Entretien avec Eric, rédacteur en chef et fondateur du webzine Je suis un gameur.com. Je suis Eric depuis le tout début de l’ouverture de mon blog, et même durant ma pause de 1 an et demi j’ai continué de prendre plaisir à lire ses articles et ceux des ses collaborateurs. Je suis un gameur.com est un site pointu qui se questionne régulièrement sur l’impact et de la place du Jeu Vidéo dans la société et apporte un aspect neuf en parlant de jeux indépendants comme iconiques. Merci à lui d’avoir pris le temps de répondre à cet entretien que j’ai pris plaisir à faire et à lire, j’espère qu’il en sera de même pour vous.

Marion: Bonjour Eric, parle nous un peu de toi pour ceux qui ne te connaissent pas encore…

Je m’appelle Eric, j’ai 32 ans, et je suis le fondateur et rédacteur en chef de Je suis un gameur.com, un web magazine qui parle essentiellement de jeux vidéo. J’ai la chance et l’honneur de l’animer aux côtés de quatre journalistes aux profils variés, mais tous spécialistes dans leur domaine : Arnaud, Coline, Emilie et Pierre-Yves.
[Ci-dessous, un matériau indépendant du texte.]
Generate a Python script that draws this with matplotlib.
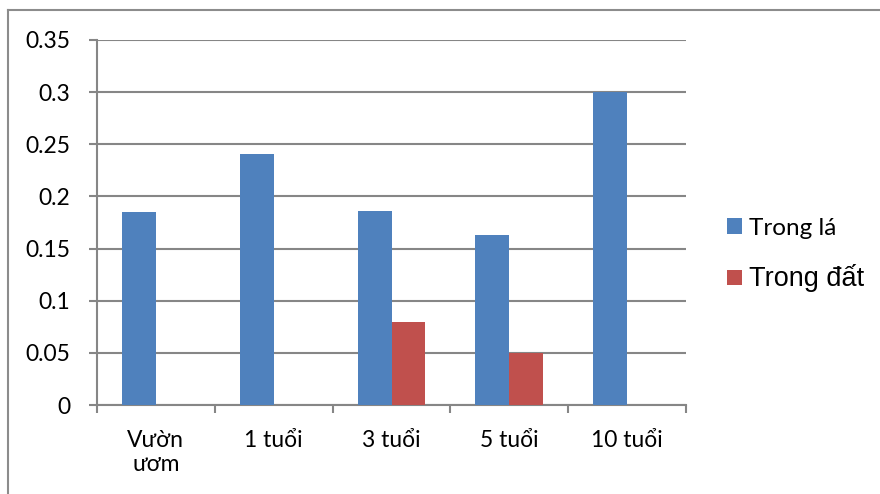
import matplotlib.pyplot as plt
import numpy as np
from matplotlib.lines import Line2D

# số liệu theo tuổi cây
nhom = ["Vườn\nươm", "1 tuổi", "3 tuổi", "5 tuổi", "10 tuổi"]
trong_la = [0.185, 0.241, 0.186, 0.163, 0.30]
trong_dat = [0, 0, 0.08, 0.05, 0]
yticks = [0, 0.05, 0.1, 0.15, 0.2, 0.25, 0.3, 0.35]
ylabels = ["0", "0.05", "0.1", "0.15", "0.2", "0.25", "0.3", "0.35"]

xanh = "#4F81BD"
do = "#C0504D"
xam = "#868686"
font_chu = ["Lato", "DejaVu Sans"]

fig = plt.figure(figsize=(8.8, 4.94), dpi=100)
ax = fig.add_axes([97/880, 1 - 405/494, 589/880, 365/494])

x = np.arange(len(nhom))
w = 0.288
ax.bar(x - w/2, trong_la, w, color=xanh, label="Trong lá", zorder=3)
ax.bar(x + w/2, trong_dat, w, color=do, label="Trong đất", zorder=3)

ax.set_xlim(-0.5, len(nhom) - 0.5)
ax.set_ylim(0, 0.35)
ax.set_yticks(yticks)
ax.set_yticklabels(ylabels, family=font_chu, fontsize=16.5)
ax.set_xticks(x)
ax.set_xticklabels(nhom, family=font_chu, fontsize=16.5, linespacing=1.15)
ax.set_xticks(np.arange(len(nhom) + 1) - 0.5, minor=True)
ax.tick_params(axis="x", which="major", length=0, pad=18)
ax.tick_params(axis="x", which="minor", length=6, width=1.5, color=xam)
ax.tick_params(axis="y", length=6, width=1.5, color=xam, pad=13)

ax.grid(axis="y", color=xam, linewidth=1.5, zorder=0)
for s in ["top", "right"]:
    ax.spines[s].set_visible(False)
for s in ["left", "bottom"]:
    ax.spines[s].set_color(xam)
    ax.spines[s].set_linewidth(1.5)

leg = ax.legend(loc="center left", bbox_to_anchor=(727/880, 1 - 255/494),
                bbox_transform=fig.transFigure, frameon=False,
                prop={"family": font_chu, "size": 17.5},
                handlelength=0.6, handleheight=0.6, handletextpad=0.3,
                labelspacing=1.05, borderaxespad=0, borderpad=0)
leg.get_texts()[1].set_family("Liberation Sans")
leg.get_texts()[1].set_fontsize(19.5)

# khung ngoài
fig.add_artist(Line2D([8/880, 1], [1 - 10/494] * 2, color="#8c8c8c", linewidth=1.5))
fig.add_artist(Line2D([8/880] * 2, [0, 1 - 10/494], color="#8c8c8c", linewidth=1.5))

fig.savefig("out.png", dpi=100)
En parallèle du webzine, je possède aussi une chaîne YouTube également baptisée Je suis ungameur.com. J’y publie des vidéos tests et différentes chroniques, même si ces dernières années,je me suis spécialisé sur certains jeux spécifiques, notamment Les Sims 4, Plants vs. Zombies et certains jeux de sport de niche.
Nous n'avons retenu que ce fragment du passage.